Storm Clouds on Haiti Horizon Threaten Earthquake Refugees

Thousands in makeshift camps vulnerable to heavy flooding

Kenneth Kidd

A woman stands next to makeshift tents at a camp set up for earthquake survivors left homeless in Port-au-Prince, Tuesday Feb. 16, 2010, one month after a magnitude 7 earthquake struck Haiti. (AP Photo/Ramon Espinosa)

PORT-AU-PRINCE – With the United Nations and aid agencies still scrambling to provide adequate shelter for those displaced by the earthquake, the potential for a second major crisis looms with the imminent arrival of torrential rains.

More than 200,000 people in Port-au-Prince are living in makeshift camps that sit on flood plains, ahead of a rainy season that typically begins in earnest in April.

But work only started Monday preparing the first of five new sites outside the city where those most at risk could be relocated.

And the Haitian government is still in negotiations to purchase or lease three of those sites from their private landowners, UN officials say.

It generally takes 4 to 6 weeks to prepare a new site, which includes setting up drainage and sanitation facilities.

"It's a huge challenge," says UN spokesperson Kristen Knutsen. "It's going to be a massive campaign."

The UN hopes to have the first new site ready by April 15.

In an average year, this part of Haiti gets close to 400 mm of rain during April and May.

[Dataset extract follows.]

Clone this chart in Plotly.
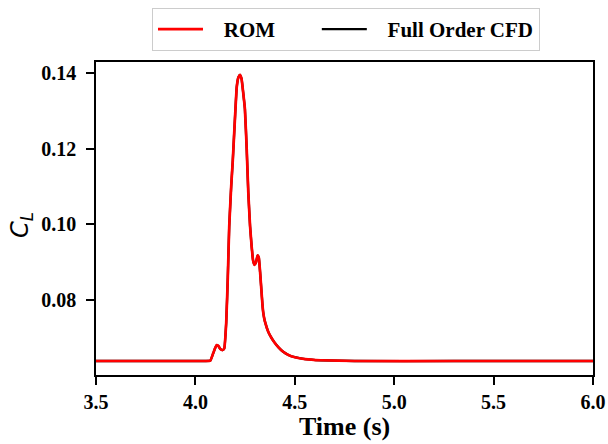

The UN has identified 21 existing camps in the city that are at varying degrees of risk. No estimates were as yet available on how many people could be similarly vulnerable elsewhere in Haiti.

Some at-risk sites could be stabilized with berms and other ways of diverting floodwaters, allowing some or all of the inhabitants to stay if they wish, depending on the site.

Others have been deemed completely unsafe, but UN officials refuse to identify those sites – or the number of people affected – for fear of creating panic.

In total, the new camps outside the city will only have the capacity to take in about 100,000 people.

So the UN is also encouraging those in flood-threatened camps to consider other options. These include moving in with friends or relatives, or going back to the original site of their ruined homes and erecting new shelters there.

Yet there could be other complications.

Many of the concrete floodways that do exist within the city, ones aimed at carrying heavy rainwater safely away, are now filled with all manner of refuse as impromptu dumpsites.

The magnitude-7 quake hit Haiti Jan. 12.